** begin Raw data **

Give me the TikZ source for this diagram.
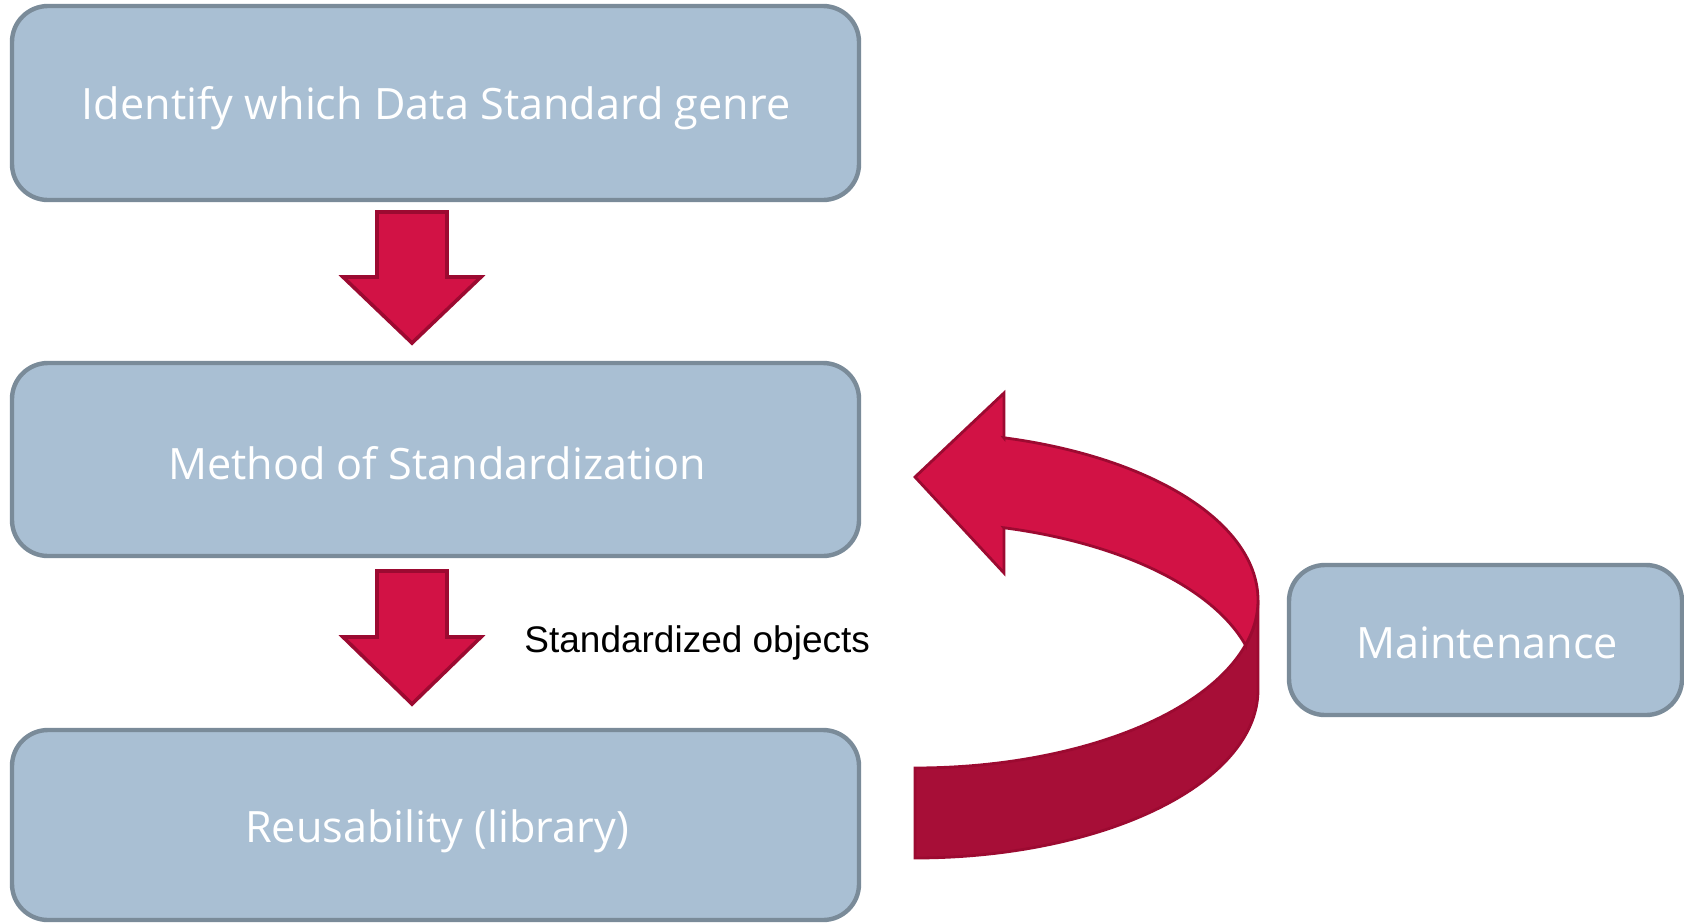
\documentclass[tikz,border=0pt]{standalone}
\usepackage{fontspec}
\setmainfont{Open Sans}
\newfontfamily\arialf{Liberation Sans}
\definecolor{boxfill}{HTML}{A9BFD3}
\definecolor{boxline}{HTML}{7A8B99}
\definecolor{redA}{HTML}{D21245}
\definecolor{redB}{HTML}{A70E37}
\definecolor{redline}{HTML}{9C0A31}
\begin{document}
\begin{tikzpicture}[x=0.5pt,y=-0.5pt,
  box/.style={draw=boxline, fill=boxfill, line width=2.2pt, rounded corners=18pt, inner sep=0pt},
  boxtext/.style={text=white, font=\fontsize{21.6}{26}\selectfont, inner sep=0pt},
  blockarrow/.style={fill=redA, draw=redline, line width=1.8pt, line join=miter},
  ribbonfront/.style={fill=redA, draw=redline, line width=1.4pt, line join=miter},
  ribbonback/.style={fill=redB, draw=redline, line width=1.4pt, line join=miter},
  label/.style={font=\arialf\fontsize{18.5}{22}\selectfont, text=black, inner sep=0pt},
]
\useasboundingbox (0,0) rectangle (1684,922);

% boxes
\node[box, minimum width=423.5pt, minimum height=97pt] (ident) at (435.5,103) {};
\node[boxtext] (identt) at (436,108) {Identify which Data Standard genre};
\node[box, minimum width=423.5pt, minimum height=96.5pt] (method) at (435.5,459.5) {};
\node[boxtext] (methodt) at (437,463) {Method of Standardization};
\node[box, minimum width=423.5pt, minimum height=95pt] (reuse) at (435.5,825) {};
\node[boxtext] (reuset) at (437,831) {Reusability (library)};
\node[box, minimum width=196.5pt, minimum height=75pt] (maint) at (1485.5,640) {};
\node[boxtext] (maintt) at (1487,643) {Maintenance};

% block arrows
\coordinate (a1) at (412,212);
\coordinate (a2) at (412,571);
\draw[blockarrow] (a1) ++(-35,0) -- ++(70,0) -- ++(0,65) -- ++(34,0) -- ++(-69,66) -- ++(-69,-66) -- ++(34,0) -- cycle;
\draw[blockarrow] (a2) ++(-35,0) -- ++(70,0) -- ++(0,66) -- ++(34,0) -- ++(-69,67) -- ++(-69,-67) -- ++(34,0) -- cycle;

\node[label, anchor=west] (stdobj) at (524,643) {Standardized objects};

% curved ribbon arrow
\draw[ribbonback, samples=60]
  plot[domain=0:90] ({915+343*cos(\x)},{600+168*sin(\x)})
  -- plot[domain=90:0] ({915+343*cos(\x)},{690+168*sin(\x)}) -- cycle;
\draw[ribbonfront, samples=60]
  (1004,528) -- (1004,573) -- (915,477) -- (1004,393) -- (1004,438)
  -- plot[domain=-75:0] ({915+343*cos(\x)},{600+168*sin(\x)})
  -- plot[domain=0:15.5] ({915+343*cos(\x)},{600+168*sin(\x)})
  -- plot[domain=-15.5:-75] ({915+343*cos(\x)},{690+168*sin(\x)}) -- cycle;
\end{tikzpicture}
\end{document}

** end Raw data **

**Task instructions**
Return, unchanged, the lines from the first line of the material through the line that holds "(maintt) at (1487,643)", inclusive, omitting pictures.

**Result of the exercise**
Give me the TikZ source for this diagram.
\documentclass[tikz,border=0pt]{standalone}
\usepackage{fontspec}
\setmainfont{Open Sans}
\newfontfamily\arialf{Liberation Sans}
\definecolor{boxfill}{HTML}{A9BFD3}
\definecolor{boxline}{HTML}{7A8B99}
\definecolor{redA}{HTML}{D21245}
\definecolor{redB}{HTML}{A70E37}
\definecolor{redline}{HTML}{9C0A31}
\begin{document}
\begin{tikzpicture}[x=0.5pt,y=-0.5pt,
  box/.style={draw=boxline, fill=boxfill, line width=2.2pt, rounded corners=18pt, inner sep=0pt},
  boxtext/.style={text=white, font=\fontsize{21.6}{26}\selectfont, inner sep=0pt},
  blockarrow/.style={fill=redA, draw=redline, line width=1.8pt, line join=miter},
  ribbonfront/.style={fill=redA, draw=redline, line width=1.4pt, line join=miter},
  ribbonback/.style={fill=redB, draw=redline, line width=1.4pt, line join=miter},
  label/.style={font=\arialf\fontsize{18.5}{22}\selectfont, text=black, inner sep=0pt},
]
\useasboundingbox (0,0) rectangle (1684,922);

% boxes
\node[box, minimum width=423.5pt, minimum height=97pt] (ident) at (435.5,103) {};
\node[boxtext] (identt) at (436,108) {Identify which Data Standard genre};
\node[box, minimum width=423.5pt, minimum height=96.5pt] (method) at (435.5,459.5) {};
\node[boxtext] (methodt) at (437,463) {Method of Standardization};
\node[box, minimum width=423.5pt, minimum height=95pt] (reuse) at (435.5,825) {};
\node[boxtext] (reuset) at (437,831) {Reusability (library)};
\node[box, minimum width=196.5pt, minimum height=75pt] (maint) at (1485.5,640) {};
\node[boxtext] (maintt) at (1487,643) {Maintenance};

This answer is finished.